Print, word for word, the opening line of the data below and every line after it through the line that contains "const yTicks = [1.0, 1.2, 1.4, 1.6, 1.8, 2.0, 2.2];", but not the pictures.

▸ Collected material
------------------------------

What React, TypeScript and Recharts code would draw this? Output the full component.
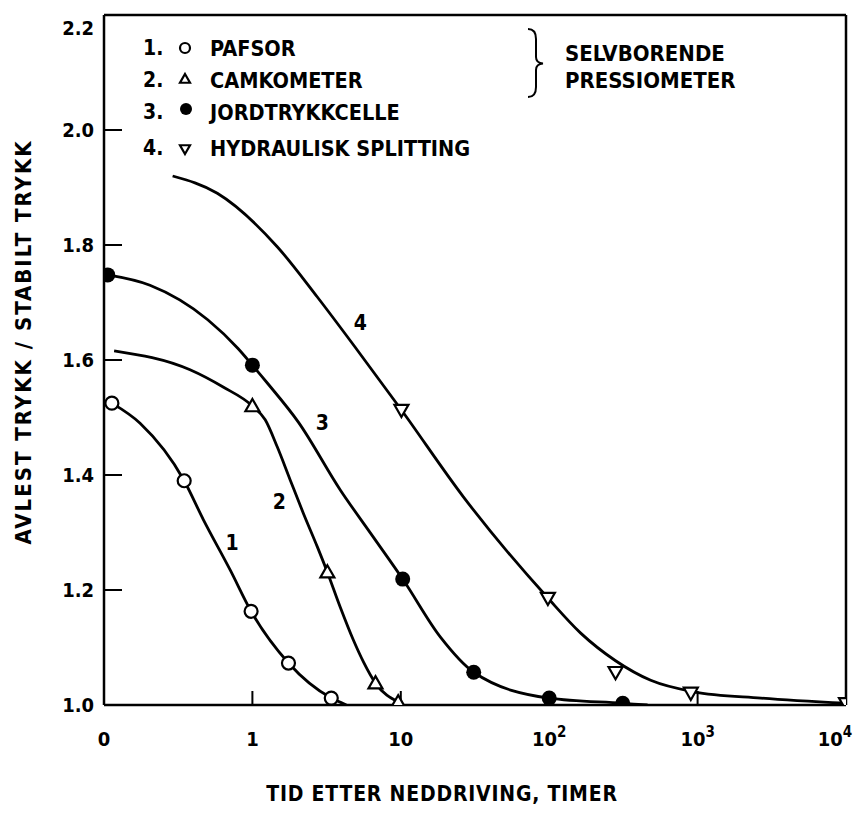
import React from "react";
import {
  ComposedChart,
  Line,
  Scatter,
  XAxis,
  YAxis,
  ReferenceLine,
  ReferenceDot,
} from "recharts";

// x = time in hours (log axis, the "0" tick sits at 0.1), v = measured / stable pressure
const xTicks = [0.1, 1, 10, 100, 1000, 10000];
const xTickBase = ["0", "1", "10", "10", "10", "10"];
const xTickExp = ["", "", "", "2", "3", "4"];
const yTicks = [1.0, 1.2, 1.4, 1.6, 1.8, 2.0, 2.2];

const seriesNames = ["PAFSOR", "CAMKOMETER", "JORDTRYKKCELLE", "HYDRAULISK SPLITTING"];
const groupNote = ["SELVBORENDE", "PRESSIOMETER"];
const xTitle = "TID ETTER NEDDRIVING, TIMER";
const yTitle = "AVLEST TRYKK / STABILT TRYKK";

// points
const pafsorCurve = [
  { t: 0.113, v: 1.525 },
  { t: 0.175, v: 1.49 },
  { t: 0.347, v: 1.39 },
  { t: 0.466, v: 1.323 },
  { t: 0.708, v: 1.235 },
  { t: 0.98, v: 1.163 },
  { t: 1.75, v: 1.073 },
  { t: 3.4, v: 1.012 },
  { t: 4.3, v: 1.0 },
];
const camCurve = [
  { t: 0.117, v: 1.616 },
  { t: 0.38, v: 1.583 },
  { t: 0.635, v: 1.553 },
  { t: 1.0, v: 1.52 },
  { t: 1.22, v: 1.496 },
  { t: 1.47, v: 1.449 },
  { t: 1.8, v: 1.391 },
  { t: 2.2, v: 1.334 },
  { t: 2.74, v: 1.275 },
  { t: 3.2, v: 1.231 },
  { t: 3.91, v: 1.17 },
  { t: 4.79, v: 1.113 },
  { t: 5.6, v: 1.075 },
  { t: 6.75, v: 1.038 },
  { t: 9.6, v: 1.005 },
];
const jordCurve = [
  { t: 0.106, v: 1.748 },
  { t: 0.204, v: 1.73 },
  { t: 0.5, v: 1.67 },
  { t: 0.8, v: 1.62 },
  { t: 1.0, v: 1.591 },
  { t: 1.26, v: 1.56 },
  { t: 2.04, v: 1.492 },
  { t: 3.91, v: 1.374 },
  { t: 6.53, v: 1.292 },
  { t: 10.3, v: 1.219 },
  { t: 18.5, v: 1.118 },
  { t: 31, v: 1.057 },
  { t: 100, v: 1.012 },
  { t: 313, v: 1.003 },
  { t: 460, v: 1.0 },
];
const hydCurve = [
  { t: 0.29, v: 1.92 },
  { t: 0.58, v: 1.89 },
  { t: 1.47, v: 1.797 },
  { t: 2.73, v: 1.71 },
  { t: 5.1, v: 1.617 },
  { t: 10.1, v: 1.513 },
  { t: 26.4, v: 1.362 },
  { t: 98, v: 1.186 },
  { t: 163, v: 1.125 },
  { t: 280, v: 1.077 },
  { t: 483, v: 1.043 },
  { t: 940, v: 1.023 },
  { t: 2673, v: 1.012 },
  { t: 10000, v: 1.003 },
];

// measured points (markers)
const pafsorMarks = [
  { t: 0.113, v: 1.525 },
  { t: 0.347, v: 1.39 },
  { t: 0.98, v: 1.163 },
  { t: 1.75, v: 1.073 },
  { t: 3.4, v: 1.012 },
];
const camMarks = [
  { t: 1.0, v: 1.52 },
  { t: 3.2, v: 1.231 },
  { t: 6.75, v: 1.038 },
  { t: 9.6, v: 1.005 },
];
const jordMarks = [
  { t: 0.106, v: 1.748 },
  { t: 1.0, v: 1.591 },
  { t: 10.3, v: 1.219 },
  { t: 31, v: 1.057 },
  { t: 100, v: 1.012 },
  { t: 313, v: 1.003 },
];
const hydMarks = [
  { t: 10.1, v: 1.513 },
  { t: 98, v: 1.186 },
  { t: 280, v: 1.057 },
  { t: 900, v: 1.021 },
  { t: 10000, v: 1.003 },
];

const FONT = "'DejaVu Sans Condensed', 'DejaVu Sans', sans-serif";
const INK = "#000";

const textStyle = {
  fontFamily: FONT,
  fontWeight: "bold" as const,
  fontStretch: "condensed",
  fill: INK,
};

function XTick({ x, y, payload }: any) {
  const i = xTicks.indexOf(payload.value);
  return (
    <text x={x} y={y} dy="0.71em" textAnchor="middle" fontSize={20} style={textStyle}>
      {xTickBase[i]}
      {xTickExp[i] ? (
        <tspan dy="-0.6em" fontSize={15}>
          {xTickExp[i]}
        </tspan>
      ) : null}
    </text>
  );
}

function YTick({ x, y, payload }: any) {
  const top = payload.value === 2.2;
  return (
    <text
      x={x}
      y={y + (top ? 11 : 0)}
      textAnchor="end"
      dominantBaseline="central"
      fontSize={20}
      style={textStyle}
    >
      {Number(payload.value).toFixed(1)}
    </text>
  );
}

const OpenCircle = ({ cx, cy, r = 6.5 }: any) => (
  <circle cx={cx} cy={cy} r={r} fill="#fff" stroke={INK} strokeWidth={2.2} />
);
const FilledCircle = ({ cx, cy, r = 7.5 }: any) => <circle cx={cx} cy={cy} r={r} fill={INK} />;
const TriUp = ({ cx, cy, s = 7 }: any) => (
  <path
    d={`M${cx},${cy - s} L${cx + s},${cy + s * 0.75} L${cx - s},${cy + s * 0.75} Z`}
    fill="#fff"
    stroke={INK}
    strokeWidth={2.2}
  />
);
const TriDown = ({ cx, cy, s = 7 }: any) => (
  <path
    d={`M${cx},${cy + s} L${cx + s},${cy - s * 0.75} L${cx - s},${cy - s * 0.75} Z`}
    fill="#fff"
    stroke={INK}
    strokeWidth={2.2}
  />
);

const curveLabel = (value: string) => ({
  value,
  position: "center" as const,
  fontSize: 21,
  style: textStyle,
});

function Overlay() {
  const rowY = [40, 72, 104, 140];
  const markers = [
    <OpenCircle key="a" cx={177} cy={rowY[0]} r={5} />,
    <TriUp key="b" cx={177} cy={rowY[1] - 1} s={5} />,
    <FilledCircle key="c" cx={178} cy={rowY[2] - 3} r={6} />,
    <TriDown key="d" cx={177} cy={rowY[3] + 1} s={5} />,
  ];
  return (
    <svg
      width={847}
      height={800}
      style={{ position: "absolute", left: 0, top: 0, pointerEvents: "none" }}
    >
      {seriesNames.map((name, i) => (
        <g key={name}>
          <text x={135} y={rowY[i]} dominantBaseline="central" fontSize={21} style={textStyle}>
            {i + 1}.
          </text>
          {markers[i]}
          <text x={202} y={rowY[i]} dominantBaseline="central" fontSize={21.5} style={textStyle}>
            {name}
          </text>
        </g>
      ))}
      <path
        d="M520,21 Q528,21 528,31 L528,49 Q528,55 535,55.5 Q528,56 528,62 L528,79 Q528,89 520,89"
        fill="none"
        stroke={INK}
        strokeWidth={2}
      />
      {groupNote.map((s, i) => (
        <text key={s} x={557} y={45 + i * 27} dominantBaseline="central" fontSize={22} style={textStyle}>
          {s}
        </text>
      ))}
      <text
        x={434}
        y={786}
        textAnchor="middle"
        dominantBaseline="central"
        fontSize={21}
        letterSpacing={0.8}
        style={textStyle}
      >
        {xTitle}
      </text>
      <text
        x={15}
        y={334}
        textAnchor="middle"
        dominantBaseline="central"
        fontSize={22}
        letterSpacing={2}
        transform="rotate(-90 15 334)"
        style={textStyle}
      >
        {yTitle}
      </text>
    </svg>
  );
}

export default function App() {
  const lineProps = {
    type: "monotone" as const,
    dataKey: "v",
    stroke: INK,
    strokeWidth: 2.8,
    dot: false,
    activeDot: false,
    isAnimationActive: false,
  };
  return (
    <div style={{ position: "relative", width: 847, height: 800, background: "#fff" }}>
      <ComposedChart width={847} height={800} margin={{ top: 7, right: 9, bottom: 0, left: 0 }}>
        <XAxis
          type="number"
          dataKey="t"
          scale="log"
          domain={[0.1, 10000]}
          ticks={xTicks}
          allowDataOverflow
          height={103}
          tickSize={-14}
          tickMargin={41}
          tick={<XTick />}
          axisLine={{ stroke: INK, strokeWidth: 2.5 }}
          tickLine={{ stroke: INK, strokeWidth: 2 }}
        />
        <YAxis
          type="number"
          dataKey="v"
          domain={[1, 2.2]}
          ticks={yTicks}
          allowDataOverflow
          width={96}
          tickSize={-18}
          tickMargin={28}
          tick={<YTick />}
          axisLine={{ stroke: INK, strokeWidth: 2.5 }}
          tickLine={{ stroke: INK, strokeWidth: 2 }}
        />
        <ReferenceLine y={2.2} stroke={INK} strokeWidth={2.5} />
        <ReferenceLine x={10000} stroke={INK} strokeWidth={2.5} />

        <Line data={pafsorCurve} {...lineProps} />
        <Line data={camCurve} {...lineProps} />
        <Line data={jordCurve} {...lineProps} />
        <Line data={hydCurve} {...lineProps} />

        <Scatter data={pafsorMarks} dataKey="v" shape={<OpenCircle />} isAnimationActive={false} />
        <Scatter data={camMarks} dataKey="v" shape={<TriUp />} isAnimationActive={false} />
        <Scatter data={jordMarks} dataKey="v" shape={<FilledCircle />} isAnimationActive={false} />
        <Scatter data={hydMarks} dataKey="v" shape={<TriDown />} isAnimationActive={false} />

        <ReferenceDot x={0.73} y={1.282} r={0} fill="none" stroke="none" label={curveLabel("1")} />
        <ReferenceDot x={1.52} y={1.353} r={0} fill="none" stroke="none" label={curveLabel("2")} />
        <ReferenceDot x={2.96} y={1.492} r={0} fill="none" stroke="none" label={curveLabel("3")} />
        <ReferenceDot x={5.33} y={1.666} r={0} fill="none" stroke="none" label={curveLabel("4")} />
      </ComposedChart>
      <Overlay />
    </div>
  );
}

------------------------------

▸ Output of the exercise
What React, TypeScript and Recharts code would draw this? Output the full component.
import React from "react";
import {
  ComposedChart,
  Line,
  Scatter,
  XAxis,
  YAxis,
  ReferenceLine,
  ReferenceDot,
} from "recharts";

// x = time in hours (log axis, the "0" tick sits at 0.1), v = measured / stable pressure
const xTicks = [0.1, 1, 10, 100, 1000, 10000];
const xTickBase = ["0", "1", "10", "10", "10", "10"];
const xTickExp = ["", "", "", "2", "3", "4"];
const yTicks = [1.0, 1.2, 1.4, 1.6, 1.8, 2.0, 2.2];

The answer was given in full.